→ **Brief**
Omit any picture, and return the remaining data exactly as written.

— Start Recorded data —

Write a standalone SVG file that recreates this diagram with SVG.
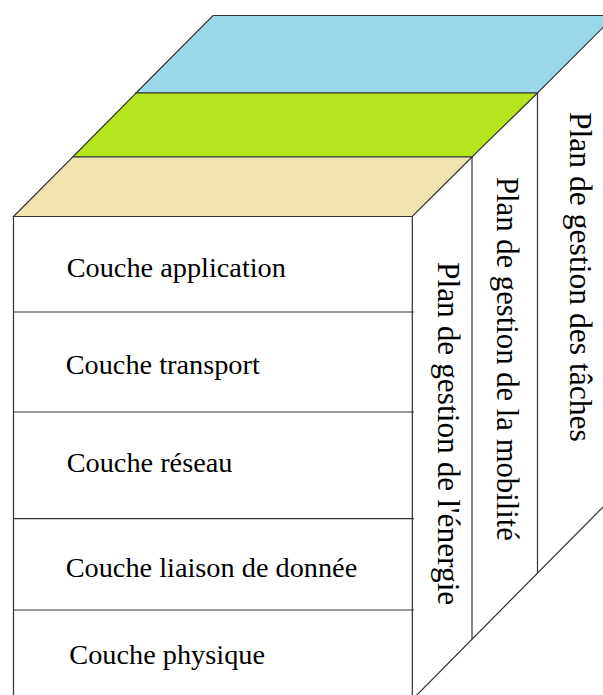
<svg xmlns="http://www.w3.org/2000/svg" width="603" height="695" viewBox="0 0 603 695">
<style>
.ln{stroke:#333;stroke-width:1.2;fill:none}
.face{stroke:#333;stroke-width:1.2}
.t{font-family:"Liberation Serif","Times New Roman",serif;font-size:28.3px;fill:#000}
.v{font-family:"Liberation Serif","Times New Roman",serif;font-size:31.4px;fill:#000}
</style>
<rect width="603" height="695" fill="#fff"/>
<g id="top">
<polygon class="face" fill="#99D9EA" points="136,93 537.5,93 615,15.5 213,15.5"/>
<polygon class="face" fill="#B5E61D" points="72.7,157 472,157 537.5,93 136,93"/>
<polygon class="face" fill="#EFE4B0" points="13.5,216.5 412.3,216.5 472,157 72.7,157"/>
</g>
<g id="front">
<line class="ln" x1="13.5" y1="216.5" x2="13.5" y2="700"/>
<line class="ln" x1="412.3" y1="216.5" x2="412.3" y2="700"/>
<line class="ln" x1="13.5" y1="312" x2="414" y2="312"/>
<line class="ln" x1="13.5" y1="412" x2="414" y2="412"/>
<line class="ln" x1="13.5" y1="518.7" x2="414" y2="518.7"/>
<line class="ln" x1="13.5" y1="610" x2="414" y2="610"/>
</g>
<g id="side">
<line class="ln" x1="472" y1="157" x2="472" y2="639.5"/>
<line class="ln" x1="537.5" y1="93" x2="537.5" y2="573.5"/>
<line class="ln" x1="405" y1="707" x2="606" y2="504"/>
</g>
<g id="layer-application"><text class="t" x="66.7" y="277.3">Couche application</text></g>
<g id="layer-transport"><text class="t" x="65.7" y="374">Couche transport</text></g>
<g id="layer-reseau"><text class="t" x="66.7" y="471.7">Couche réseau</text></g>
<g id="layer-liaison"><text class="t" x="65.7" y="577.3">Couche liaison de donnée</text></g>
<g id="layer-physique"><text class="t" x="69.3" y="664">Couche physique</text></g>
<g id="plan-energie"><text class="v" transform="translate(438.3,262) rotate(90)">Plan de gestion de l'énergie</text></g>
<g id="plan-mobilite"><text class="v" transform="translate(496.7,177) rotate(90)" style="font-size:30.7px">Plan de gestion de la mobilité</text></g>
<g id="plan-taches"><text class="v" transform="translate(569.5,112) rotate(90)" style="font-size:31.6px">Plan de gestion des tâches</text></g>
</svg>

— End Recorded data —

→ **The completed task**
Write a standalone SVG file that recreates this diagram with SVG.
<svg xmlns="http://www.w3.org/2000/svg" width="603" height="695" viewBox="0 0 603 695">
<style>
.ln{stroke:#333;stroke-width:1.2;fill:none}
.face{stroke:#333;stroke-width:1.2}
.t{font-family:"Liberation Serif","Times New Roman",serif;font-size:28.3px;fill:#000}
.v{font-family:"Liberation Serif","Times New Roman",serif;font-size:31.4px;fill:#000}
</style>
<rect width="603" height="695" fill="#fff"/>
<g id="top">
<polygon class="face" fill="#99D9EA" points="136,93 537.5,93 615,15.5 213,15.5"/>
<polygon class="face" fill="#B5E61D" points="72.7,157 472,157 537.5,93 136,93"/>
<polygon class="face" fill="#EFE4B0" points="13.5,216.5 412.3,216.5 472,157 72.7,157"/>
</g>
<g id="front">
<line class="ln" x1="13.5" y1="216.5" x2="13.5" y2="700"/>
<line class="ln" x1="412.3" y1="216.5" x2="412.3" y2="700"/>
<line class="ln" x1="13.5" y1="312" x2="414" y2="312"/>
<line class="ln" x1="13.5" y1="412" x2="414" y2="412"/>
<line class="ln" x1="13.5" y1="518.7" x2="414" y2="518.7"/>
<line class="ln" x1="13.5" y1="610" x2="414" y2="610"/>
</g>
<g id="side">
<line class="ln" x1="472" y1="157" x2="472" y2="639.5"/>
<line class="ln" x1="537.5" y1="93" x2="537.5" y2="573.5"/>
<line class="ln" x1="405" y1="707" x2="606" y2="504"/>
</g>
<g id="layer-application"><text class="t" x="66.7" y="277.3">Couche application</text></g>
<g id="layer-transport"><text class="t" x="65.7" y="374">Couche transport</text></g>
<g id="layer-reseau"><text class="t" x="66.7" y="471.7">Couche réseau</text></g>
<g id="layer-liaison"><text class="t" x="65.7" y="577.3">Couche liaison de donnée</text></g>
<g id="layer-physique"><text class="t" x="69.3" y="664">Couche physique</text></g>
<g id="plan-energie"><text class="v" transform="translate(438.3,262) rotate(90)">Plan de gestion de l'énergie</text></g>
<g id="plan-mobilite"><text class="v" transform="translate(496.7,177) rotate(90)" style="font-size:30.7px">Plan de gestion de la mobilité</text></g>
<g id="plan-taches"><text class="v" transform="translate(569.5,112) rotate(90)" style="font-size:31.6px">Plan de gestion des tâches</text></g>
</svg>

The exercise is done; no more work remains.